Eva, who is co-founder and owner of Epic Races, a race management company in southeast Michigan, also talks about the upcoming Ann Arbor Marathon, Marathon Relay, Half Marathon, 10K & 5K. And, all new this year, a 19-mile training run (a perfect long run for those in the final weeks of training for this year's Boston Marathon, Eva says.)
Eva shares what runners can expect at this year's Ann Arbor Marathon, which is set for Sunday, March 24. Midway through the show, Eva and Heather are joined by two runners and veterans who are part of Team Red White and Blue (Team RWB), an organization that Epic Races partners with for many of their racing events. Ryan Taylor, a U.S. Marine Corp veteran, is a cyclist and marathoner. Thomas Sumner, a U.S. Army veteran who has been involved with Team RWB for a few years, shares how he went from being "a couch potato" to walking many miles while carrying a heavy backpack.
Ann Arbor Marathon details: All events start and finish in view of one of Ann Arbor’s most memorable landmarks, The University of Michigan Stadium.

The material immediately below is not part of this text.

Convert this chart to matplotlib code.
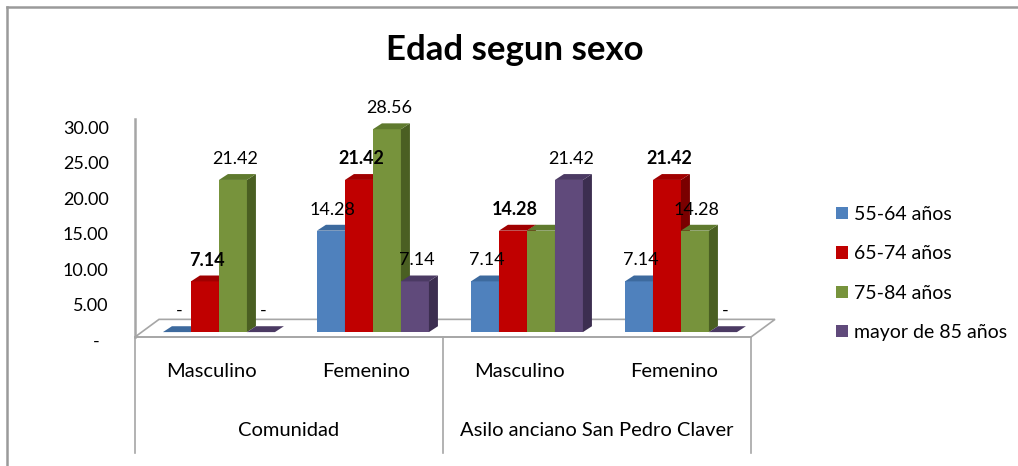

Participants run through downtown Ann Arbor, then wind their way through the city’s streets and parks as well as the University of Michigan campus. The marathon and half marathon courses also encompass stretches along the Huron River and Gallup Park and through Nichols Arboretum before returning to campus and downtown. The full marathon is two loops.
The 10K is a true trail running going through Nichols Arboretum including the infamous “Arb Hill”!
The 5K is a beautiful run through The University of Michigan’s campus and the surrounding area with a fun finish line party with all four races hosted by 26.2 Brew (Eva gives us the low-down on this new Samuel Adams beer.)